Alejandro Roca Arroyo [email protected]
Main Supervisor email: [email protected]
The number of different epigenetic landscapes for a genome may be inestimable, but we can find correlations between specific epigenetic modifications which are typically associated in concrete functions and development states. In such a way, we reduce the dimensionality of the problem making it easier to draw conclusions from the analysis of the epigenetic modifications, as well as being able to use the smaller set of correlated modifications (or "signatures") as input for predictive modelling or supervised machine learning analysis.
Non-negative Matrix Factorization (NMF) reveals as an ideal method for the task of finding combinatorial patterns of epigenetic modifications. We can then study the state of each epigenetic modification type in the defined loci of the tissue. From this information we would obtain the different epigenetic signatures which we will use for association and simulation analysis.
Learning goals: A brief and clear presentation of what the student should be able do to after the project. Formulated as 3-5 items, e.g.:
- The student should be able to implement methods in a pipeline capable of processing raw data into useable data.
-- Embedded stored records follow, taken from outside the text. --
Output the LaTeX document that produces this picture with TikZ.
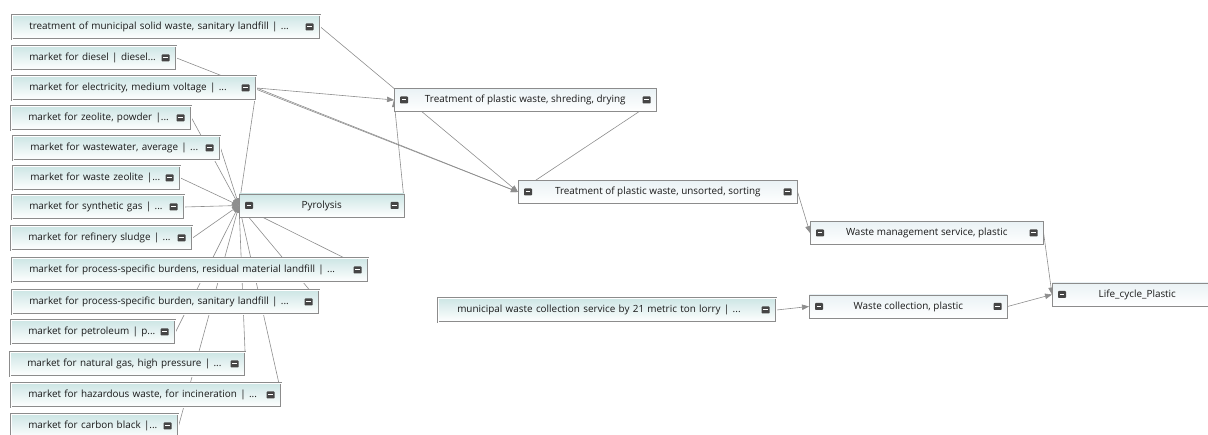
\documentclass[tikz,border=0pt]{standalone}
\usepackage{fontspec}
\setmainfont{Open Sans}
\usetikzlibrary{arrows.meta,calc,backgrounds}
\definecolor{ink}{HTML}{1A1A1A}
\definecolor{edgegray}{HTML}{8C8C8C}
\definecolor{linkgray}{HTML}{8E8E8E}
\definecolor{tealtop}{HTML}{CDE6E5}
\definecolor{lighttop}{HTML}{EAF2F5}
\definecolor{btngray}{HTML}{454545}
\newcommand{\minbtn}[1]{%
  \fill[btngray, rounded corners=0.8pt] ($(#1)+(-4,-3.5)$) rectangle ++(8,7);
  \draw[white, line width=1pt] ($(#1)+(-2.3,0)$) -- ++(4.6,0);}

\begin{document}
\begin{tikzpicture}[x=1pt, y=-1pt,
  font=\fontsize{9.9}{12}\selectfont, text=ink,
  srcbox/.style={draw=edgegray, double=white, double distance=0.9pt, line width=0.55pt,
                 top color=tealtop, bottom color=white, anchor=west, align=left,
                 inner xsep=0pt, inner ysep=0pt, minimum height=24pt},
  procbox/.style={draw=edgegray, line width=0.6pt, top color=lighttop, bottom color=white,
                  anchor=west, inner sep=0pt, minimum height=23pt},
  link/.style={-{Triangle[length=7pt,width=5.5pt]}, linkgray, line width=0.6pt}
]
  \clip (0,0) rectangle (1208,435);

  % inputs of the pyrolysis step
  \node[srcbox, text width=308pt] (msw)        at (12,27)  {\hspace*{17pt}treatment of municipal solid waste, sanitary landfill | ...};
  \node[srcbox, text width=164pt] (diesel)     at (12,58)  {\hspace*{17pt}market for diesel | diesel...};
  \node[srcbox, text width=244pt] (elec)       at (12,88)  {\hspace*{17pt}market for electricity, medium voltage | ...};
  \node[srcbox, text width=180pt] (zeolite)    at (11,118) {\hspace*{17pt}market for zeolite, powder |...};
  \node[srcbox, text width=207pt] (wastewater) at (13,148) {\hspace*{17pt}market for wastewater, average | ...};
  \node[srcbox, text width=167pt] (wzeolite)   at (13,178) {\hspace*{17pt}market for waste zeolite |...};
  \node[srcbox, text width=172pt] (syngas)     at (12,207) {\hspace*{17pt}market for synthetic gas | ...};
  \node[srcbox, text width=181pt] (sludge)     at (11,238) {\hspace*{17pt}market for refinery sludge | ...};
  \node[srcbox, text width=356pt] (residual)   at (12,270) {\hspace*{17pt}market for process-specific burdens, residual material landfill | ...};
  \node[srcbox, text width=307pt] (sanburden)  at (12,302) {\hspace*{17pt}market for process-specific burden, sanitary landfill | ...};
  \node[srcbox, text width=164pt] (petroleum)  at (11,332) {\hspace*{17pt}market for petroleum | p...};
  \node[srcbox, text width=235pt] (natgas)     at (10,364) {\hspace*{17pt}market for natural gas, high pressure | ...};
  \node[srcbox, text width=270pt] (hazwaste)   at (11,395) {\hspace*{17pt}market for hazardous waste, for incineration | ...};
  \node[srcbox, text width=167pt] (carbon)     at (11,426) {\hspace*{17pt}market for carbon black |...};
  \node[srcbox, text width=338pt] (lorry)      at (438,310) {\hspace*{19pt}municipal waste collection service by 21 metric ton lorry | ...};

  % process chain
  \node[procbox, minimum width=165pt, top color=tealtop] (pyro) at (239,205.5) {Pyrolysis};
  \node[procbox, minimum width=262pt] (shred)     at (394,100)   {Treatment of plastic waste, shreding, drying};
  \node[procbox, minimum width=279pt] (unsorted)  at (518,192)   {Treatment of plastic waste, unsorted, sorting};
  \node[procbox, minimum width=233pt] (wastemgmt) at (810,233)   {Waste management service, plastic};
  \node[procbox, minimum width=198pt] (collect)   at (809,306.5) {Waste collection, plastic};
  \node[procbox, minimum width=170pt] (lifecycle) at (1052,294.5) {Life\_cycle\_Plastic};

  \foreach \n in {msw,diesel,elec,zeolite,wastewater,wzeolite,syngas,sludge,residual,
                  sanburden,petroleum,natgas,hazwaste,carbon,lorry}
    {\minbtn{[xshift=-11pt]\n.east}}
  \foreach \n in {pyro,shred,unsorted,wastemgmt,collect,lifecycle}
    {\minbtn{[xshift=10pt]\n.west}}
  \foreach \n in {pyro,shred,unsorted,wastemgmt,collect}
    {\minbtn{[xshift=-10pt]\n.east}}

  \begin{scope}[on background layer]
    \foreach \s in {elec,zeolite,wastewater,wzeolite,syngas,sludge,residual,
                    sanburden,petroleum,natgas,hazwaste,carbon}
      {\draw[link] (\s.east) -- (pyro.west);}
    \draw[link] (msw.east)       -- (unsorted.west);
    \draw[link] (diesel.east)    -- (unsorted.west);
    \draw[link] (elec.east)      -- (unsorted.west);
    \draw[link] (elec.east)      -- (shred.west);
    \draw[link] (pyro.east)      -- (shred.west);
    \draw[link] (shred.east)     -- (unsorted.west);
    \draw[link] (unsorted.east)  -- (wastemgmt.west);
    \draw[link] (wastemgmt.east) -- (lifecycle.west);
    \draw[link] (collect.east)   -- (lifecycle.west);
    \draw[link] (lorry.east)     -- (collect.west);
  \end{scope}
\end{tikzpicture}
\end{document}
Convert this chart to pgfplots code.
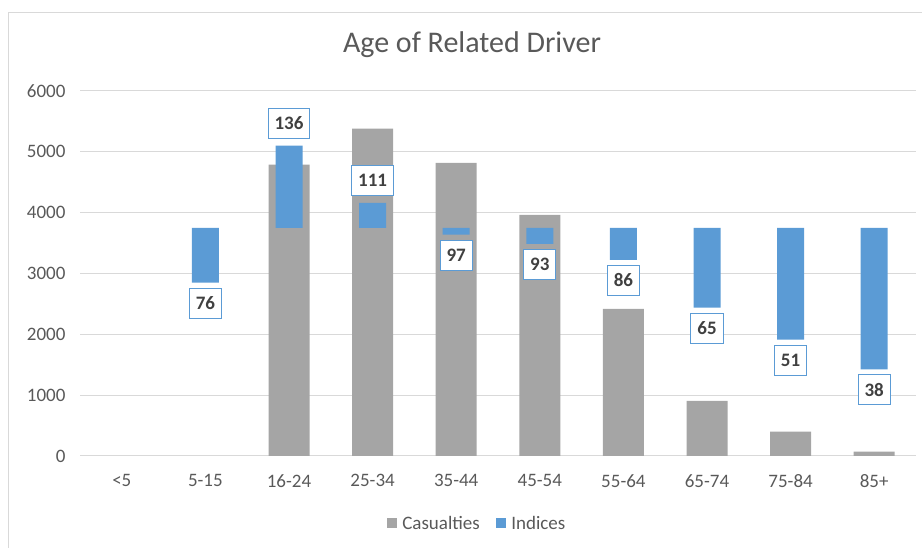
\documentclass[border=0pt]{standalone}
\usepackage{pgfplots}
\pgfplotsset{compat=1.18}
\usepackage{pgfplotstable}
\usepackage{fontspec}
\setmainfont{Carlito}
\definecolor{cgray}{HTML}{A5A5A5}
\definecolor{cblue}{HTML}{5B9BD5}
\definecolor{cgrid}{HTML}{D9D9D9}
\definecolor{ctext}{HTML}{595959}
\definecolor{clab}{HTML}{404040}

\pgfplotstableread{
x cas
2 4790
3 5380
4 4820
5 3965
6 2420
7 905
8 400
9 70
}\casualties

\pgfplotstableread{
x idx base h
1 76 2850 900
2 136 3750 1350
3 111 3750 412.5
4 97 3637.5 112.5
5 93 3487.5 262.5
6 86 3225 525
7 65 2437.5 1312.5
8 51 1912.5 1837.5
9 38 1425 2325
}\indices

\pgfplotstableread{
x idx y
2 136 5100
3 111 4162.5
}\lababove

\pgfplotstableread{
x idx y
1 76 2850
4 97 3637.5
5 93 3487.5
6 86 3225
7 65 2437.5
8 51 1912.5
9 38 1425
}\labbelow

\tikzset{
  lab/.style={
    draw=cblue, fill=white, line width=1pt, text=clab,
    font=\bfseries\fontsize{19}{22}\selectfont,
    inner xsep=6.5pt, inner ysep=0pt, minimum height=30pt,
  },
}
\pgfplotsset{
  base/.style={
    scale only axis, width=836pt, height=365pt,
    at={(80pt,92pt)}, anchor=south west,
    xmin=-0.5, xmax=9.5, ymin=0, ymax=6000,
  },
}

\begin{document}
\begin{tikzpicture}[x=1pt,y=1pt]
\useasboundingbox (0,0) rectangle (922,548);
\draw[cgrid, line width=1pt] (8.5,0) -- (8.5,535.5) -- (922,535.5);
\node[font=\fontsize{30}{36}\selectfont, text=ctext] at (472,503) {Age of Related Driver};

\begin{axis}[base,
  ybar, bar width=41pt, bar shift=0pt,
  axis line style={draw=none},
  major tick length=0pt,
  ymajorgrids, grid style={cgrid, line width=1pt},
  ytick={0,1000,...,6000},
  xtick={0,...,9},
  xticklabels={<5,5-15,16-24,25-34,35-44,45-54,55-64,65-74,75-84,85+},
  tick label style={font=\fontsize{19}{22}\selectfont, text=ctext},
  yticklabel style={xshift=-11pt},
  xticklabel style={yshift=-15pt},
  /pgf/number format/assume math mode=true,
  /pgf/number format/1000 sep={},
  legend columns=2,
  legend style={at={(0.475,-0.184)}, anchor=center, draw=none, fill=none,
    font=\fontsize{19}{22}\selectfont, text=ctext},
]
\addplot[draw=none, fill=cgray, forget plot, bar shift=0pt] table[x=x, y=cas] {\casualties};
\addlegendimage{legend image code/.code={\fill[cgray] (0pt,-4.5pt) rectangle (9pt,4.5pt); \path (13pt,0pt);}}
\addlegendentry{Casualties}
\addlegendimage{legend image code/.code={\path (-14pt,0pt); \fill[cblue] (0pt,-4.5pt) rectangle (9pt,4.5pt); \path (13pt,0pt);}}
\addlegendentry{Indices}
\end{axis}

\begin{axis}[base, hide axis, ybar stacked, bar width=27pt]
\addplot[draw=none, fill=none] table[x=x, y=base] {\indices};
\addplot[draw=none, fill=cblue] table[x=x, y=h] {\indices};
\end{axis}

\begin{axis}[base, hide axis]
\addplot[only marks, mark=none, nodes near coords, point meta=explicit symbolic,
  nodes near coords style={/tikz/lab, anchor=south, yshift=7pt}]
  table[x=x, y=y, meta=idx] {\lababove};
\addplot[only marks, mark=none, nodes near coords, point meta=explicit symbolic,
  nodes near coords style={/tikz/lab, anchor=north, yshift=-5pt}]
  table[x=x, y=y, meta=idx] {\labbelow};
\end{axis}
\end{tikzpicture}
\end{document}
- The student should be able to implement scripts for mapping epigenetic modifications into a genome.
- The student should be able to discuss about epigenetic modifications and their effect in gene expression.
- The student should be able to identify combinatorial associations between epigenetic marks based on ChIP-seq data.
- The student should be able to describe the identified association by the use of plots and summary statistics.
- The student should be able to use machine learning approach in order to predict future data.